Cool idea, this is a nice fuzz face! Will find is way on many board, I'm sure!


----------



## GuitarsCanada (Dec 30, 2005)

I would like to get some of those patch cords, wonder how much they are


----------



## J S Moore (Feb 18, 2006)

According to the Fulltone site, $18.95 each. And they're out of stock.


----------



## GuitarsCanada (Dec 30, 2005)

J S Moore said:


> According to the Fulltone site, $18.95 each. And they're out of stock.


Setting up 4-5 pedals with those would get expensive


----------



## 4345567 (Jun 26, 2008)

__________


----------



## Ti-Ron (Mar 21, 2007)

If you want your pedals to get raved about over TGP you have to sell it for at least 300$ under that you are just the average joe pedal...


----------



## NB_Terry (Feb 2, 2006)

Ti-Ron said:


> If you want your pedals to get raved about over TGP you have to sell it for at least 300$ under that you are just the average joe pedal...


Also, ensure there is at least a 3 month wait for your pedals. One year plus waitint list is the best bet to get your pedals on people's lust list.


----------



## gtone (Nov 1, 2009)

NB_Terry said:


> Also, ensure there is at least a 3 month wait for your pedals. One year plus waitint list is the best bet to get your pedals on people's lust list.


Touche! Grab a Hartman Germanium Fuzz from forumite NB_Terry right now at a great price (shameless promo since he's too modest to toot his own horn). Great sounding Fuzz Face with a little more flexibility.


----------



## NB_Terry (Feb 2, 2006)

gtone said:


> Touche! Grab a Hartman Germanium Fuzz from forumite NB_Terry right now at a great price (shameless promo since he's too modest to toot his own horn). Great sounding Fuzz Face with a little more flexibility.
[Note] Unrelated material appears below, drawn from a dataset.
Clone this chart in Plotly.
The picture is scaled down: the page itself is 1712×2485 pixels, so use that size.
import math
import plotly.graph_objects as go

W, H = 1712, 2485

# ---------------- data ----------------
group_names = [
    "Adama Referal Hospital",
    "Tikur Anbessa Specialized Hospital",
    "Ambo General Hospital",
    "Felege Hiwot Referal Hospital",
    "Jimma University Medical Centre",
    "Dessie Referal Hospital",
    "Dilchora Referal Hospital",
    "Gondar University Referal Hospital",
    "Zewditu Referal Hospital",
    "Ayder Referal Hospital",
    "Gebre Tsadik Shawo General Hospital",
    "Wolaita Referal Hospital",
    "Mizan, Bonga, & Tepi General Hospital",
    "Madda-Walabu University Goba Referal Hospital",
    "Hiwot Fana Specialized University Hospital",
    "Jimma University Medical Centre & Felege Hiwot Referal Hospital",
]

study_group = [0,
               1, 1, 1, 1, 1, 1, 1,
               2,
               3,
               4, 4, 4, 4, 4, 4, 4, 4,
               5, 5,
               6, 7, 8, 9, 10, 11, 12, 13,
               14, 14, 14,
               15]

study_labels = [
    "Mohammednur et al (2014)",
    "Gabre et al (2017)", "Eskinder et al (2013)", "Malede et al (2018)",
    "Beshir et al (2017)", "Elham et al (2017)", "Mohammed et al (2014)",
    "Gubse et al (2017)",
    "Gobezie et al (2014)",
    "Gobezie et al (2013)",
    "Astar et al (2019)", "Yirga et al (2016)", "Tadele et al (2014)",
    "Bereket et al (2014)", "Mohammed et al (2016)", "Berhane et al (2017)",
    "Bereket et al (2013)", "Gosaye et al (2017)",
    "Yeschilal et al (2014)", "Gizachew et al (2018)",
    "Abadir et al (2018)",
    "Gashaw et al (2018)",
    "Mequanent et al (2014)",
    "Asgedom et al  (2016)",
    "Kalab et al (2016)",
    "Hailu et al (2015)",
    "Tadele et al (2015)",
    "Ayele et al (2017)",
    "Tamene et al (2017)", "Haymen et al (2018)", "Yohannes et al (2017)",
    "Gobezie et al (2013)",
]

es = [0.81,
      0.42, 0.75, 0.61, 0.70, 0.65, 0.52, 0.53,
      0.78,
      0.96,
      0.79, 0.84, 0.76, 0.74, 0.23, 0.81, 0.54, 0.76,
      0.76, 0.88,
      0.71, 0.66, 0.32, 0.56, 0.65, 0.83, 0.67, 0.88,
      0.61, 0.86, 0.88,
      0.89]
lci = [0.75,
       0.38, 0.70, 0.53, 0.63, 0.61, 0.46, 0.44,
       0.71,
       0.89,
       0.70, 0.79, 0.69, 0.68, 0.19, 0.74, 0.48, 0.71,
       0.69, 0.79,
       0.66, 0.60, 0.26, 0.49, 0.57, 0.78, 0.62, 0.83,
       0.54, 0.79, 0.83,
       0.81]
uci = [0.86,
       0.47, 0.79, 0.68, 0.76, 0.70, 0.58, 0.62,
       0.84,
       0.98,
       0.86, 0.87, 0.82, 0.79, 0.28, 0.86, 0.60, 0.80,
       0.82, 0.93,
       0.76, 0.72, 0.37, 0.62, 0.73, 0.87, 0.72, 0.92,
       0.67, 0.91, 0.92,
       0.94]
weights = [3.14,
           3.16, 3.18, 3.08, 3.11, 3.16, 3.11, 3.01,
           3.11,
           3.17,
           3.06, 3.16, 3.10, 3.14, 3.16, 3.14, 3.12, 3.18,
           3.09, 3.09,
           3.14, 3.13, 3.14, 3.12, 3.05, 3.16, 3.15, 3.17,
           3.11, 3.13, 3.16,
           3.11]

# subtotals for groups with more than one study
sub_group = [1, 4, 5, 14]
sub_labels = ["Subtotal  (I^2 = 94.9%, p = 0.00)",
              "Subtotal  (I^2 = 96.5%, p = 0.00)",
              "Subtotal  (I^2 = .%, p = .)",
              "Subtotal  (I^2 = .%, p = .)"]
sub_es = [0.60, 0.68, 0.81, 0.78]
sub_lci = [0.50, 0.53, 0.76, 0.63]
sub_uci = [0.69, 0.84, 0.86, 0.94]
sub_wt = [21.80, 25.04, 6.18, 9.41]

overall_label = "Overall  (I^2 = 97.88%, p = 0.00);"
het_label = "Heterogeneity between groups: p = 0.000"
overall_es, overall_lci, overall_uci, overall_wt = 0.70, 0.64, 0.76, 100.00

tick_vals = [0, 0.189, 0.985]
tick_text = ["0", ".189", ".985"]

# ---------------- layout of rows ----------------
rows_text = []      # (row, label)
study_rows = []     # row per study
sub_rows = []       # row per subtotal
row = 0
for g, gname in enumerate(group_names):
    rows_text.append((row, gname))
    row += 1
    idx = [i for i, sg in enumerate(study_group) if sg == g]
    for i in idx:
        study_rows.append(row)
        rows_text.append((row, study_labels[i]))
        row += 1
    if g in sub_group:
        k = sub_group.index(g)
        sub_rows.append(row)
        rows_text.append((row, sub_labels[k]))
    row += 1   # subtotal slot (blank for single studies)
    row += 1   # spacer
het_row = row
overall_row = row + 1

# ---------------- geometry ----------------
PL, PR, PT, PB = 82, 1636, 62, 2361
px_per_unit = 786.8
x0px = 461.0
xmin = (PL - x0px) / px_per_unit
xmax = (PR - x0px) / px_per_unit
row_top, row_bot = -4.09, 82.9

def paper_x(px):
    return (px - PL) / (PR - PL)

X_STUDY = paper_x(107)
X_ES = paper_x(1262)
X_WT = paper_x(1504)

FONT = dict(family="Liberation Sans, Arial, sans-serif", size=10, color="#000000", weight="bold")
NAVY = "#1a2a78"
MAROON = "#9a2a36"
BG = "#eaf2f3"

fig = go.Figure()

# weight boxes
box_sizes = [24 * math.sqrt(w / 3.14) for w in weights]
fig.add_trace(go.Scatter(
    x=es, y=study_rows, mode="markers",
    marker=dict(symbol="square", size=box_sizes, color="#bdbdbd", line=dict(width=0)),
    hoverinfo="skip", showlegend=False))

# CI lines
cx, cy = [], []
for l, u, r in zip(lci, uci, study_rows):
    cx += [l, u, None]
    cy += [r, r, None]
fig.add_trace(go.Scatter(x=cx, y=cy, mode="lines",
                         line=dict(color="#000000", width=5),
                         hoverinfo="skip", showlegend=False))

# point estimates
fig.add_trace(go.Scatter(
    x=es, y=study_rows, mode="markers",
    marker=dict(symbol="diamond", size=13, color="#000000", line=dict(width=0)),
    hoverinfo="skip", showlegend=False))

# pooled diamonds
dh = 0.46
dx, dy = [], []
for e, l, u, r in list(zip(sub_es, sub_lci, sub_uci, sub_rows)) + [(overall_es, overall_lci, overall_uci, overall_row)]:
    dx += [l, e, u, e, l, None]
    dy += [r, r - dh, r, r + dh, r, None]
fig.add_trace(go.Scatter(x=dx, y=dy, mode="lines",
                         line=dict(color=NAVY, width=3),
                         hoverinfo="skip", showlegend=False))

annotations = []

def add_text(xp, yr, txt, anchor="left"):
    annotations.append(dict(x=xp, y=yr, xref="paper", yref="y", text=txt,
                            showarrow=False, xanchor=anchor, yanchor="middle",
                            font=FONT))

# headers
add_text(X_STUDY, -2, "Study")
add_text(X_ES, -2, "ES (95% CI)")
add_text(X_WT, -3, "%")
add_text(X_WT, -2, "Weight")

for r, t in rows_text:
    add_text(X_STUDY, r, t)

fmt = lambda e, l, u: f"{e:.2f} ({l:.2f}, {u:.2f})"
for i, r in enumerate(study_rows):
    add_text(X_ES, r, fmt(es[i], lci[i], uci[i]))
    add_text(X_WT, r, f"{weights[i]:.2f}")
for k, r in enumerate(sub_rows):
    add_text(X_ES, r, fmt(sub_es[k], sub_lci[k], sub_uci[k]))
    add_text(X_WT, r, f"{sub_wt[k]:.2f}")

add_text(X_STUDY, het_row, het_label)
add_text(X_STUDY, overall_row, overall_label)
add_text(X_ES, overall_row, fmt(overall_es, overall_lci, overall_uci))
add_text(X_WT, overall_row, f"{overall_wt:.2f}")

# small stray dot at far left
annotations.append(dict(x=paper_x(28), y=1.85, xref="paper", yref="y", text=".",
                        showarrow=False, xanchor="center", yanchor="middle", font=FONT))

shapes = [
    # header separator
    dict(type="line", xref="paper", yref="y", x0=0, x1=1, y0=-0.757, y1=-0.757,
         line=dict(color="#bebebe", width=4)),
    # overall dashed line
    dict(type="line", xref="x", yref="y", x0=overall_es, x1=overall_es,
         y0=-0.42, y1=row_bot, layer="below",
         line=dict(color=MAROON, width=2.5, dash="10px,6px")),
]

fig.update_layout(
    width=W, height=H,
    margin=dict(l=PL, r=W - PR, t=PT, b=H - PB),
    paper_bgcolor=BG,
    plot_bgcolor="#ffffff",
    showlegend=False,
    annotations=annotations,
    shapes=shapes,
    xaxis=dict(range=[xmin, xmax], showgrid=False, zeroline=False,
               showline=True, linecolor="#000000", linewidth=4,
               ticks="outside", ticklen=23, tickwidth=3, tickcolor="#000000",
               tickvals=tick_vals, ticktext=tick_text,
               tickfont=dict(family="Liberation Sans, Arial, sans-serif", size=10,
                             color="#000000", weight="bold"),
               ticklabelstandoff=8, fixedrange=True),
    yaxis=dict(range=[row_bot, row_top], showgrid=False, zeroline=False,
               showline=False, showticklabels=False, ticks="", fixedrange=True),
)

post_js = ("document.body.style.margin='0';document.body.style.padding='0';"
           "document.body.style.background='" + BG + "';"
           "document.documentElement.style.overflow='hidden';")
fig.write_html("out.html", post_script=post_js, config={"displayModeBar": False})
Thanks Gtone! I just read your post. 

I have a few Hartman flangers and an Octave Fuzz on it's way for anyone interested.


----------



## KoskineN (Apr 19, 2007)

Oh no!!! My older big box '69 will lost its value!  Joking! I don't really care about my pedals values! Glad to see them be released again,
There is also the SoulBender being re-released too.


----------